The Mudcat Café TM
Thread #29571   Message #3604145
Posted By: GUEST
23-Feb-14 - 04:40 PM
Thread Name: Naming chords for capoed instruments
Subject: RE: Naming chords for capoed instruments
It's all to do with the chords relative to the key. Unless you're doing something really weirdly modal, most stuff will at some point live in the 3-chord trick, the tonic, third and fifth above it. Wherever the key, the relationship to the tonic remains the same.
So if the tonic is C, the third is E and the fifth G (C=1, D=2, E=3, F=4, G=5, A=6, B=7). The chord of C is C-E-G-C, E is E-G-B-E, G is G-B-D-G. Shifting the nut using a capo changes the key upwards a semitone per fret but the shape of the chords remains the same.
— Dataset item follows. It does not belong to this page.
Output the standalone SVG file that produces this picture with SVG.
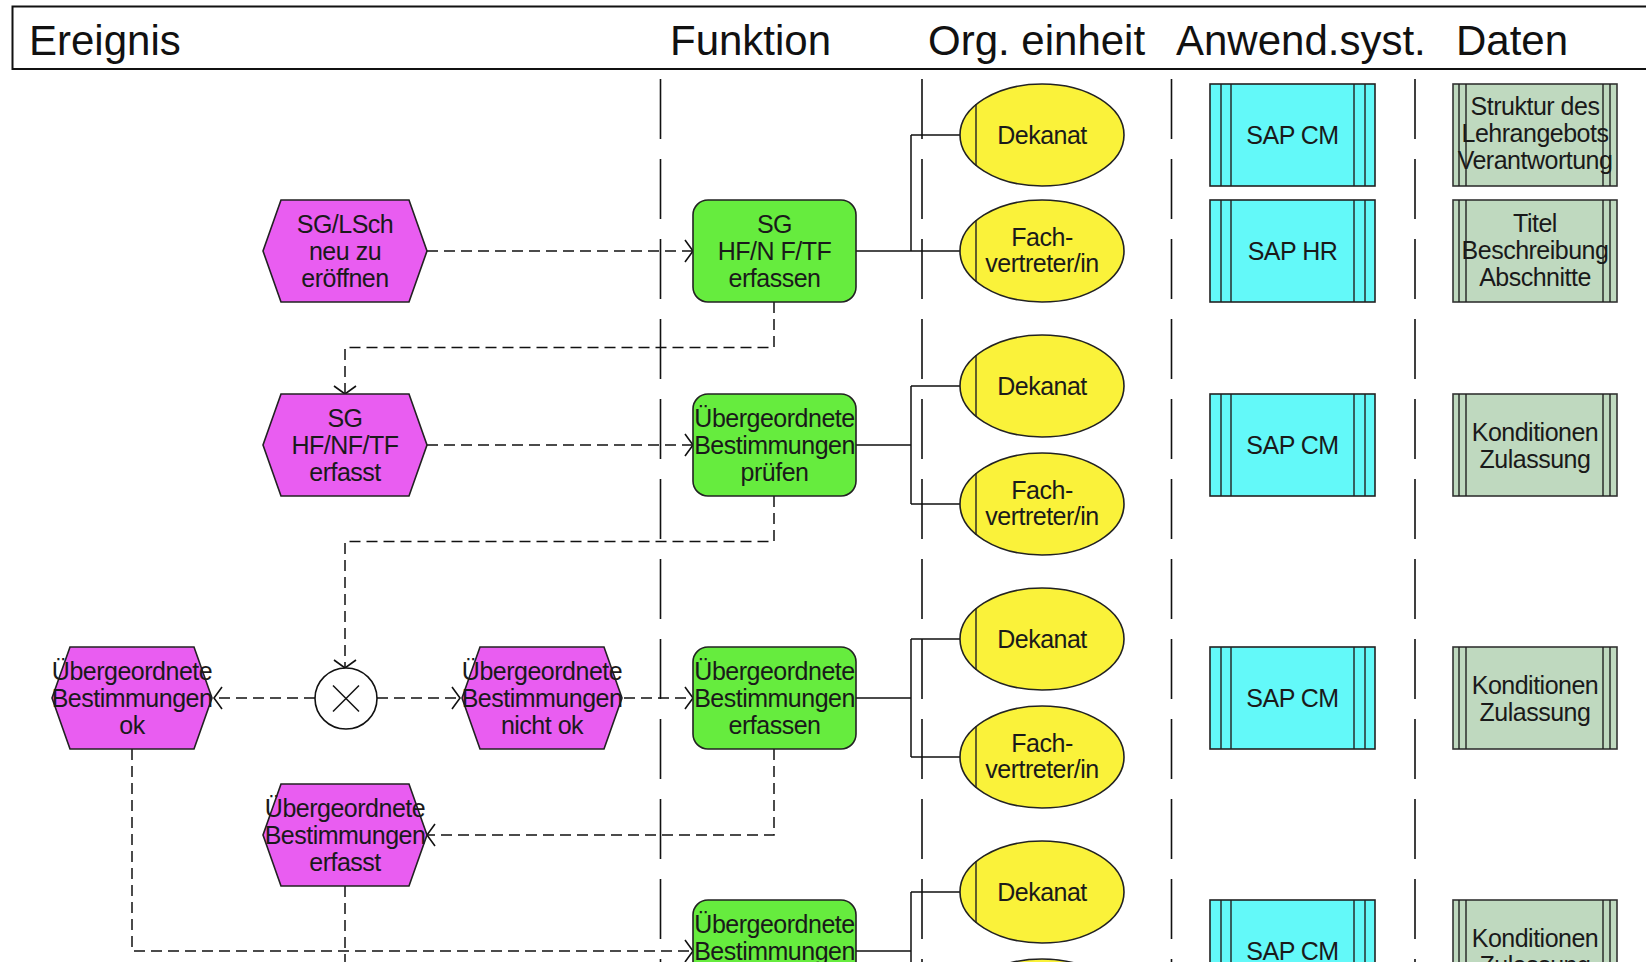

It's why we talk about diminished fifth rather than GDim, you can transpose easily.
The downside is that not every key sounds the same. Some are brighter, others sadder, it's the price you pay for shifting a tune from the key it was intended to be in to one you can sing it in.

Another approach to it is using solfege, so we're talking about Doh-Mi-Sol and the chords thereon in whatever key. Doh is the tonic, Mi the third, Sol the fifth. By default on the key of CMaj, but not necessarily. Solfege describes the relative intervals, which is important when using modal keys (ie using the notes of one key but with a scale running from a note other than the tonic).